I was going to say on my Dual Rec I have some hum (on red or orange) that I just chalk up to high gain amp noise. But my Single Rec and Splawn, even on high gain modes - is almost dead silent. NS-2 helps of course.
jcm800 2203
 
wdym setup right

It sounds like some of the chords are slightly out of tune.

@Bardagh is (charitably) assuming that you tuned the guitar normally before recording, and that the chords that are out of tune because of an intonation issue with the guitar or something like that

It's not really bad or anything, just something else you could do for free to improve your recording quality
 
also, clean tones are always more sensitive to intonation issues - and picky, chordal things like your recorded example doubly sensitive to them
 
It sounds like some of the chords are slightly out of tune.
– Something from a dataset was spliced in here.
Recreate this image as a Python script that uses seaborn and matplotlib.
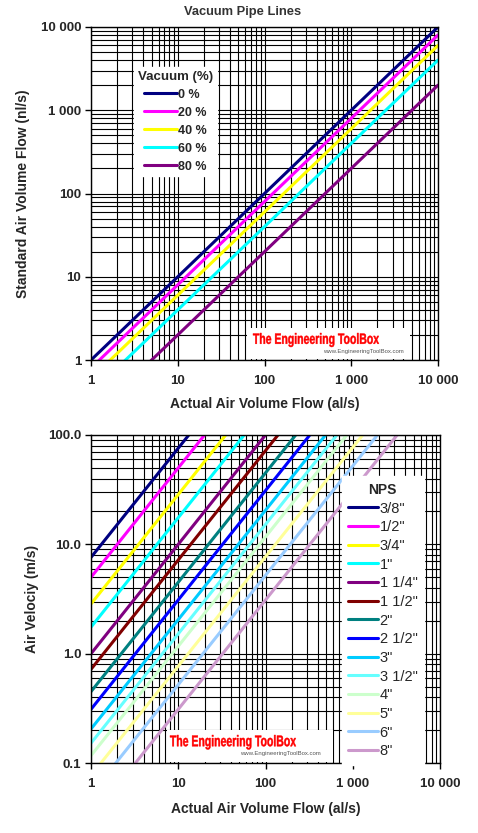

@Bardagh is (charitably) assuming that you tuned the guitar normally before recording, and that the chords that are out of tune because of an intonation issue with the guitar or something like that

It's not really bad or anything, just something else you could do for free to improve your recording quality
nah it just wasnt tuned before recording
 
ah, yeah, that'll do it

Always gotta be super careful with that, especially with clean tones. That out of tune notes tend to "pop" more, especially on recordings
I fucking hate when i forget to tune before a recording. I have done it way too many times
 
I fucking hate when i forget to tune before a recording. I have done it way too many times

Yeah i'm pretty sure everyone has done it

The worst is when you do like half a dozen rhythm tracks, and you switch guitars and realize that even though the guitar was in tune with itself, it was 25 cents sharp/flat from A440 and all your hours and days of work is worthless
 
Yeah i'm pretty sure everyone has done it

The worst is when you do like half a dozen rhythm tracks, and you switch guitars and realize that even though the guitar was in tune with itself, it was 25 cents sharp/flat from A440 and all your hours and days of work is worthless
I'd imagine alot of lazy people would just raise or lower the pitch of the track.

Nope! I'm tuning it again and doing it the right way
 
I'd imagine alot of lazy people would just raise or lower the pitch of the track.

Nope! I'm tuning it again and doing it the right way

No way! Raising and lowering the pitch changes the whole feel of it

I wouldn't feel bad raising or lowering pitch for keyboards or drums or something, but guitars? hell naw

Plus redoing the tracks is your punishment for not checking the tuning beforehand
 
Yeah i'm pretty sure everyone has done it

The worst is when you do like half a dozen rhythm tracks, and you switch guitars and realize that even though the guitar was in tune with itself, it was 25 cents sharp/flat from A440 and all your hours and days of work is worthless
It is weird, this is the example i was thinking. I double tracked it another day and fucking nailed it, but it was sharp....
 
I’m so sensitive to hearing things being out of tune I am tuning all the fucking time. What really messes with me though is I will get hyper focused on it while recording to the point I am sure there are parts going too sharp on pick attack etc but listening back afterwards it won’t be noticeable at all.
 
I’m so sensitive to hearing things being out of tune I am tuning all the fucking time. What really messes with me though is I will get hyper focused on it while recording to the point I am sure there are parts going too sharp on pick attack etc but listening back afterwards it won’t be noticeable at all.

I think we all hear those "fretted sharp" type artifacts when were tracking - invariably, they always disappear in a mix though, surrounded by the rest of the instrumentation

(knock on wood)

I feel like an aztec who sacrifices people to make the sun rise every morning saying that - now, watch, it WONT disappear in the mix from now on
 
I think everyone here's nailed it already, but in general if you're recording quietly and turning up the gain on your interface to compensate you'll get hiss due to the ratio of the noise floor. In that case record a little louder and turn your interface's preamp down.

Go off whatever improves the final recording rather than some solid rule or fixed advice. It may get you close but your situation may require something different.

For my setup I have to orient myself to a certain spot and keep instrument cables away from power cables. My amp hisses with the master volume up and preamp down, so I do the opposite. I've noticed that computer monitors, bluetooth, and cords with transformers on them (the little black boxes like on a laptop power supply) contribute to interference so I turn them off. I also use the Bertom Denoiser Classic plugin.